Cyber-espionage, particularly for gathering economic intelligence, no longer looms on the horizon – according to the US government it is now a clear and present danger. Ellen Nakashima, a security reporter for The Washington Post, provided a brief summary of the findings of the National Intelligence Estimate in her 13 February 2013 Post article, “U.S. said to be target of massive cyber-espionage campaign.” According to the National Intelligence Estimate, a consensus view of the U.S. intelligence community, a number of sectors of the American economy, including aerospace, automotive, energy, finance and IT, have been under attack from foreign hackers since 2007. The financial impact of five years of hacking hasn’t been quantified, but experts outside the U.S. government estimate losses of tens of billions of dollars.
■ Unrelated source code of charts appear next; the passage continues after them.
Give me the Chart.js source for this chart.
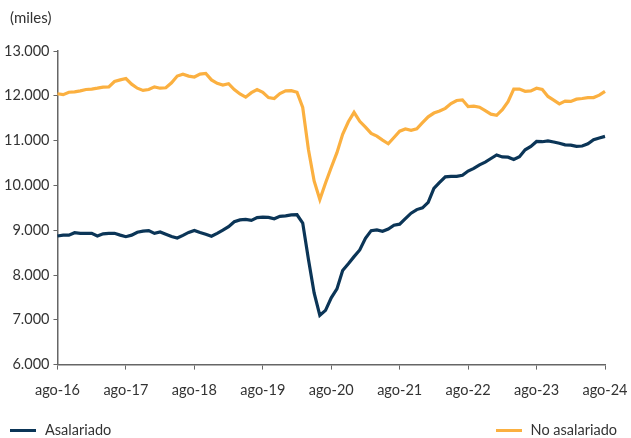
<!DOCTYPE html>
<html>
<head>
<meta charset="utf-8">
<script src="https://cdn.jsdelivr.net/npm/chart.js@4/dist/chart.umd.min.js"></script>
<style>
  html, body { margin: 0; padding: 0; background: #fff; }
  #wrap { position: relative; width: 631px; height: 438px; font-family: Lato, "Open Sans", sans-serif; color: #333; }
  #chart { position: absolute; left: 0; top: 0; }
  .unit { position: absolute; left: 10px; top: 8px; font-size: 15px; line-height: 18px; }
  .leg { position: absolute; top: 421px; font-size: 14.5px; line-height: 18px; }
  .leg i { display: inline-block; width: 26px; height: 3px; vertical-align: middle; margin-right: 9px; position: relative; top: -1px; }
</style>
</head>
<body>
<div id="wrap">
  <canvas id="chart" width="631" height="438"></canvas>
  <div class="unit">(miles)</div>
  <div class="leg" style="left:10px"><i style="background:#0b3557"></i>Asalariado</div>
  <div class="leg" style="right:14px"><i style="background:#fbb040"></i>No asalariado</div>
</div>
<script>
// meses ago-16 ... ago-24
var mesesAbr = ['ene','feb','mar','abr','may','jun','jul','ago','sep','oct','nov','dic']
var labels = []
for (var k = 0; k < 97; k++) {
  var m = (7 + k) % 12
  var y = 16 + Math.floor((7 + k) / 12)
  labels.push(mesesAbr[m] + '-' + y)
}

// Asalariado (miles)
var asalariado = [
  8870, 8890, 8890, 8945, 8930, 8930, 8930, 8870, 8920, 8930, 8930, 8890,
  8855, 8890, 8955, 8980, 8990, 8930, 8960, 8910, 8860, 8825, 8885, 8950,
  8995, 8950, 8910, 8865, 8930, 9000, 9080, 9190, 9230, 9240, 9220, 9280,
  9290, 9285, 9255, 9310, 9320, 9340, 9345, 9160, 8350, 7600, 7100, 7210,
  7490, 7690, 8100, 8250, 8410, 8560, 8820, 8990, 9005, 8975, 9025, 9110,
  9135, 9260, 9380, 9460, 9500, 9620, 9935, 10065, 10190, 10200, 10200, 10225,
  10320, 10380, 10460, 10520, 10600, 10680, 10635, 10630, 10580, 10640, 10795, 10870,
  10980, 10975, 10995, 10970, 10940, 10905, 10900, 10870, 10880, 10930, 11020, 11060,
  11095
]

// No asalariado (miles)
var noAsalariado = [
  12045, 12025, 12080, 12088, 12110, 12140, 12150, 12170, 12195, 12200, 12320, 12355,
  12385, 12260, 12170, 12120, 12140, 12200, 12170, 12180, 12290, 12440, 12480, 12440,
  12420, 12485, 12500, 12355, 12280, 12240, 12270, 12140, 12040, 11970, 12070, 12140,
  12080, 11960, 11940, 12050, 12110, 12115, 12080, 11740, 10800, 10100, 9685, 10055,
  10400, 10730, 11140, 11420, 11630, 11430, 11300, 11160, 11100, 11010, 10930, 11070,
  11210, 11260, 11230, 11265, 11400, 11530, 11615, 11660, 11720, 11825, 11895, 11910,
  11760, 11770, 11745, 11670, 11590, 11565, 11690, 11870, 12150, 12150, 12100, 12110,
  12170, 12140, 11985, 11905, 11820, 11880, 11875, 11925, 11940, 11960, 11960, 12015,
  12100
]

var yTicks = [6000, 7000, 8000, 9000, 10000, 11000, 12000, 13000]

var fmt = function (v) {
  return String(v).replace(/\B(?=(\d{3})+(?!\d))/g, '.')
}

var ctx = document.getElementById('chart').getContext('2d')
var chart = new Chart(ctx, {
  type: 'line',
  data: {
    labels: labels,
    datasets: [
      { label: 'Asalariado', data: asalariado, borderColor: '#0b3557', borderWidth: 3.2, pointRadius: 0, tension: 0 },
      { label: 'No asalariado', data: noAsalariado, borderColor: '#fbb040', borderWidth: 3.2, pointRadius: 0, tension: 0 }
    ]
  },
  options: {
    responsive: false,
    animation: false,
    layout: { padding: { left: 0, right: 26, top: 51, bottom: 27 } },
    plugins: {
      legend: { display: false },
      tooltip: { enabled: false }
    },
    scales: {
      x: {
        // keep the last label from pushing the plot area in
        afterFit: function (scale) { scale.paddingRight = 0 },
        grid: { drawOnChartArea: false, drawTicks: true, tickLength: 5, color: '#666' },
        border: { color: '#666', width: 1.5 },
        ticks: {
          autoSkip: false,
          maxRotation: 0,
          padding: 12,
          color: '#333',
          font: { family: 'Lato', size: 14.5 },
          callback: function (val, i) { return i % 12 === 0 ? labels[i] : null }
        }
      },
      y: {
        min: 6000,
        max: 13000,
        afterBuildTicks: function (axis) { axis.ticks = yTicks.map(function (v) { return { value: v } }) },
        grid: { drawOnChartArea: false, drawTicks: true, tickLength: 4, color: '#666' },
        border: { color: '#666', width: 1.5 },
        ticks: {
          padding: 4,
          color: '#333',
          font: { family: 'Lato', size: 14.5 },
          callback: function (v) { return fmt(v) }
        }
      }
    }
  }
})
</script>
</body>
</html>
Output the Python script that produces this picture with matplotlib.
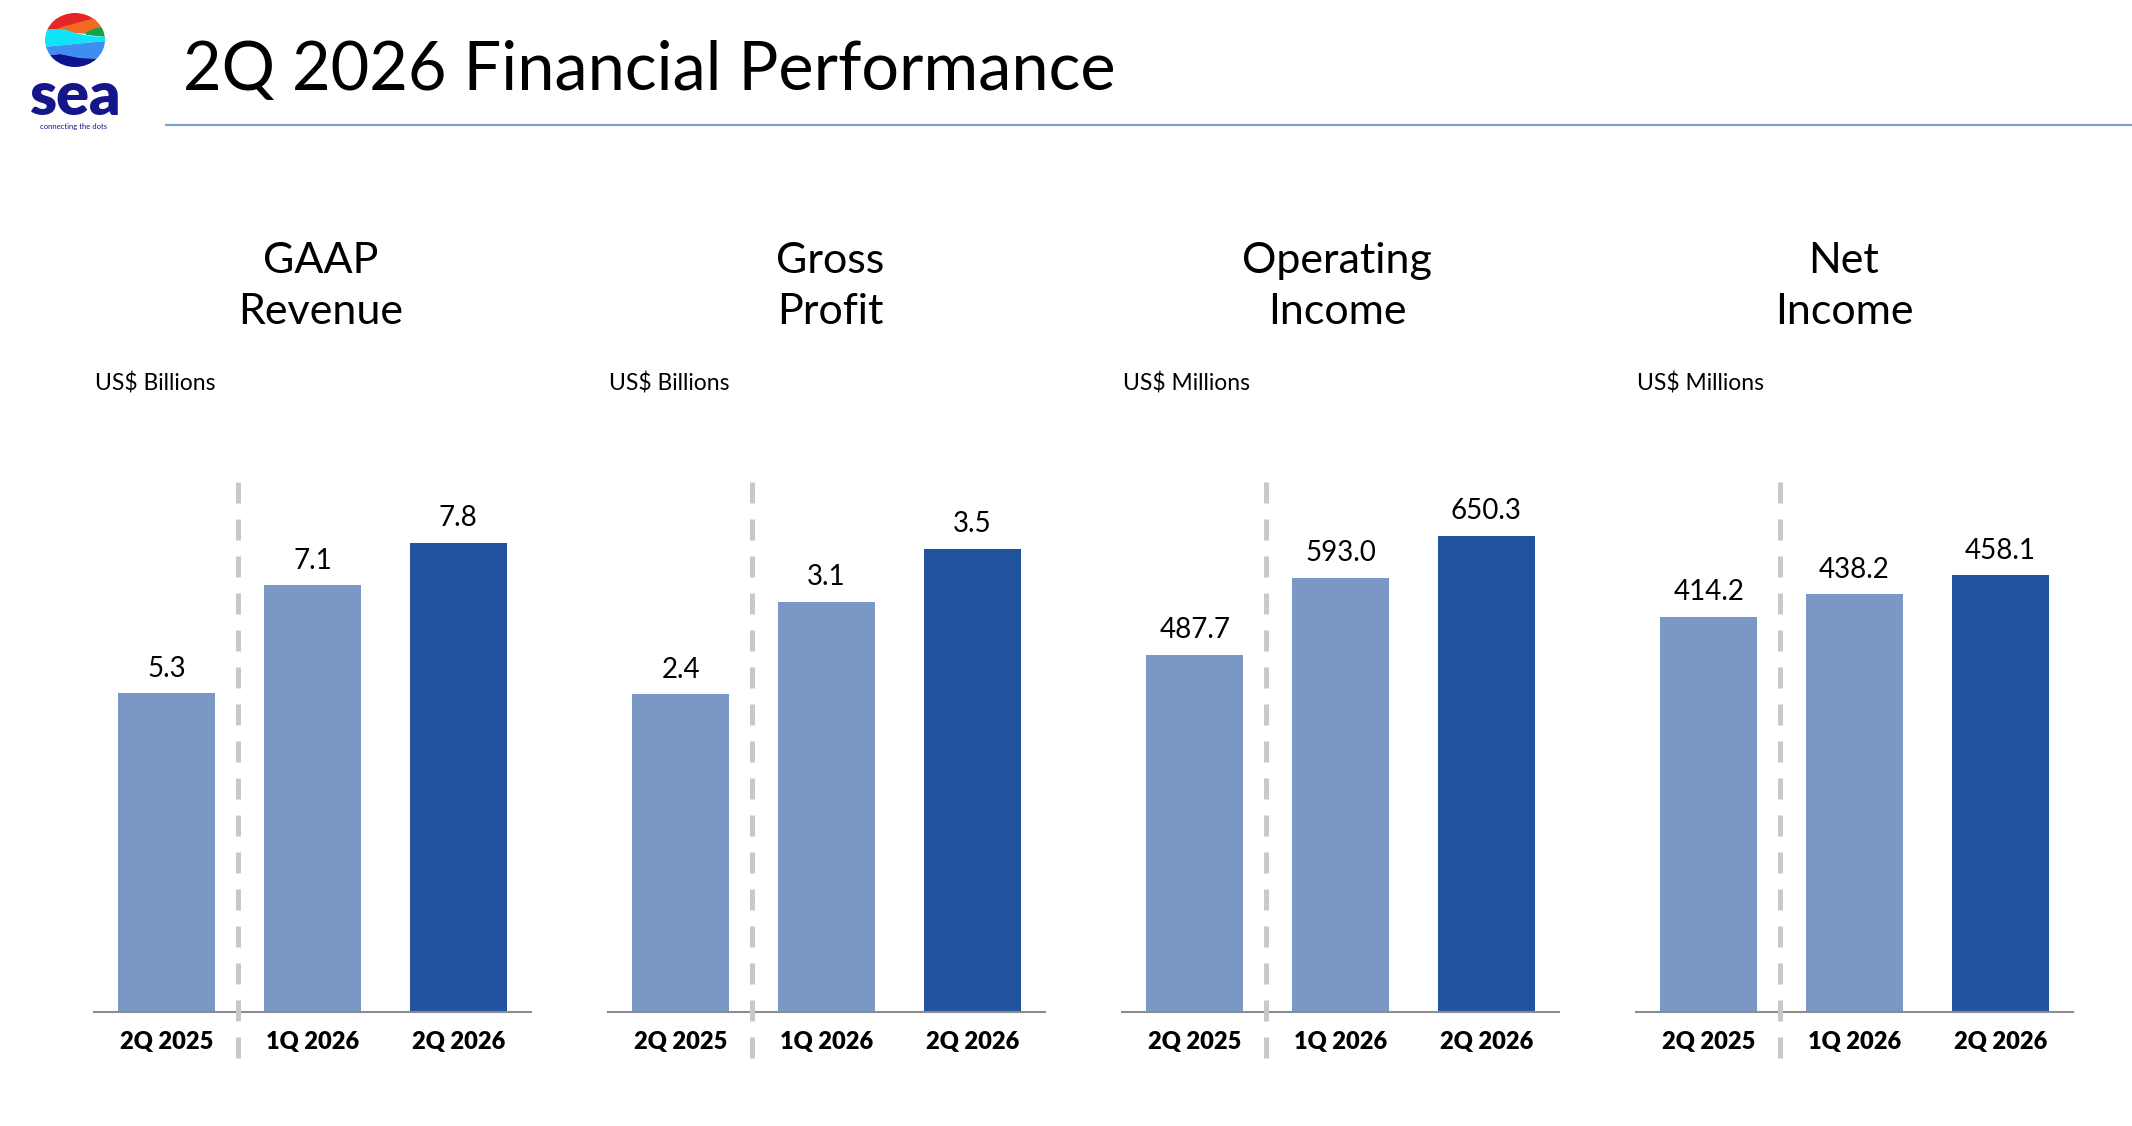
import matplotlib
matplotlib.use("Agg")
import matplotlib.pyplot as plt
from matplotlib.patches import Ellipse, Polygon
import numpy as np

plt.rcParams['font.family'] = ['Lato', 'DejaVu Sans']

# ---------------- data ----------------
categories = ["2Q 2025", "1Q 2026", "2Q 2026"]
titles = [("GAAP", "Revenue"), ("Gross", "Profit"), ("Operating", "Income"), ("Net", "Income")]
units = ["US$ Billions", "US$ Billions", "US$ Millions", "US$ Millions"]
revenue = [5.3, 7.1, 7.8]
gross_profit = [2.4, 3.1, 3.5]
operating_income = [487.7, 593.0, 650.3]
net_income = [414.2, 438.2, 458.1]
label_fmt = ["{:.1f}", "{:.1f}", "{:.1f}", "{:.1f}"]
series = [revenue, gross_profit, operating_income, net_income]

# ---------------- style ----------------
W, H = 2132, 1126
LIGHT = "#7A98C6"
DARK = "#2253A0"
bar_colors = [LIGHT, LIGHT, DARK]
ytops = [8.85, 4.02, 727, 558]   # axis upper limits per panel
title_cx = [321, 830, 1337, 1844]

fig = plt.figure(figsize=(W / 100, H / 100), dpi=100)
fig.patch.set_facecolor("white")

def fx(x):
    return x / W

def fy(y):
    return 1 - y / H

# ---------------- header ----------------
fig.text(fx(183), fy(90), "2Q 2026 Financial Performance", fontsize=48,
         color="black", ha="left", va="baseline")

hdr = fig.add_axes([0, 0, 1, 1], zorder=-1)
hdr.set_xlim(0, W)
hdr.set_ylim(H, 0)
hdr.axis("off")
hdr.plot([165, W], [125, 125], color="#7B9FD9", lw=1.5, solid_capstyle="butt")

# logo
cx, cy, rx, ry = 75, 40, 30, 27
clip = Ellipse((cx, cy), 2 * rx, 2 * ry, transform=hdr.transData, facecolor="none", edgecolor="none")
hdr.add_patch(clip)
L, R, T, B = cx - rx - 2, cx + rx + 2, cy - ry - 2, cy + ry + 2
bands = [
    ("#E52629", [(L, T), (R, T), (R, 20), (95, 21), (80, 25), (62, 29), (L, 30)]),
    ("#F26A21", [(R, 17), (95, 18), (80, 22), (62, 27), (55, 30), (75, 33), (88, 34), (R, 30)]),
    ("#13A14B", [(R, 27), (96, 28), (86, 32), (86, 35), (R, 37)]),
    ("#0FE3F8", [(L, 30), (55, 29), (65, 29.5), (75, 33), (90, 36), (R, 37), (R, 41), (85, 43), (65, 45), (L, 47)]),
    ("#3D8EF0", [(L, 47), (65, 45), (85, 43), (R, 41), (R, 59), (80, 58), (60, 54), (L, 56)]),
    ("#0B138F", [(L, 56), (60, 54), (80, 58), (R, 59), (R, B), (L, B)]),
]
for col, pts in bands:
    p = Polygon(pts, closed=True, facecolor=col, edgecolor="none")
    hdr.add_patch(p)
    p.set_clip_path(clip)

hdr.text(75, 115, "sea", fontsize=44, fontweight="heavy", color="#16168B",
         ha="center", va="baseline")
hdr.text(74, 129, "connecting the dots", fontsize=5.5, color="#16168B",
         ha="center", va="baseline")

# ---------------- panels ----------------
x = np.arange(len(categories))
ax_w, ax_h = 437, 532
base_y = 1012
for i, vals in enumerate(series):
    left = 94 + 514 * i
    ax = fig.add_axes([fx(left), fy(base_y), ax_w / W, ax_h / H])
    ax.bar(x, vals, width=0.667, color=bar_colors, zorder=2)
    ax.set_xlim(-0.5, 2.5)
    ax.set_ylim(0, ytops[i])
    for s in ["top", "right", "left"]:
        ax.spines[s].set_visible(False)
    ax.spines["bottom"].set_color("#8C8C8C")
    ax.spines["bottom"].set_linewidth(1.5)
    ax.set_yticks([])
    ax.set_xticks(x)
    ax.set_xticklabels(categories, fontsize=17, fontweight="heavy")
    ax.tick_params(axis="x", length=0, pad=14)
    ax.patch.set_alpha(0)
    for xi, v in zip(x, vals):
        ax.annotate(label_fmt[i].format(v), (xi, v), xytext=(0, 12),
                    textcoords="offset points", ha="center", va="baseline",
                    fontsize=20, color="black")
    # dashed separator
    trans = ax.get_xaxis_transform()
    ax.plot([0.49, 0.49], [0.997, -0.09], transform=trans, color="#C8C8C8",
            lw=3.6, linestyle=(0, (4.2, 3.2)), clip_on=False, zorder=3)
    # unit label
    fig.text(fx(left + 1), fy(391), units[i], fontsize=16.5, ha="left", va="baseline")
    # title
    fig.text(fx(title_cx[i]), fy(273), titles[i][0], fontsize=31, ha="center", va="baseline")
    fig.text(fx(title_cx[i]), fy(324), titles[i][1], fontsize=31, ha="center", va="baseline")

fig.savefig("out.png", dpi=100, facecolor="white")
The National Intelligence Estimate names four countries, China, France, Israel and Russia, as prime culprits, but alleges that China’s effort dwarfs that of France, Israel and Russia. Beijing made an emphatic denial of the Estimate’s findings, declaring that Chinese government neither permits nor participates in cyber-espionage.
Former deputy defense Secretary William J. Lynn III remarked, “We need the NIE on cyber for a systematic and comprehensive understanding of what the most dangerous technologies are, who are the most threatening actors and what are our greatest vulnerabilities.”
The National Intelligence Estimate arrives at a time when the Obama administration is seeking ways to counter the online theft of trade secrets. According to analysts, the avenues the administration might pursue include formal protests, the expulsion of diplomatic personnel, the imposition of travel and visa restrictions, and complaints to the World Trade Organization.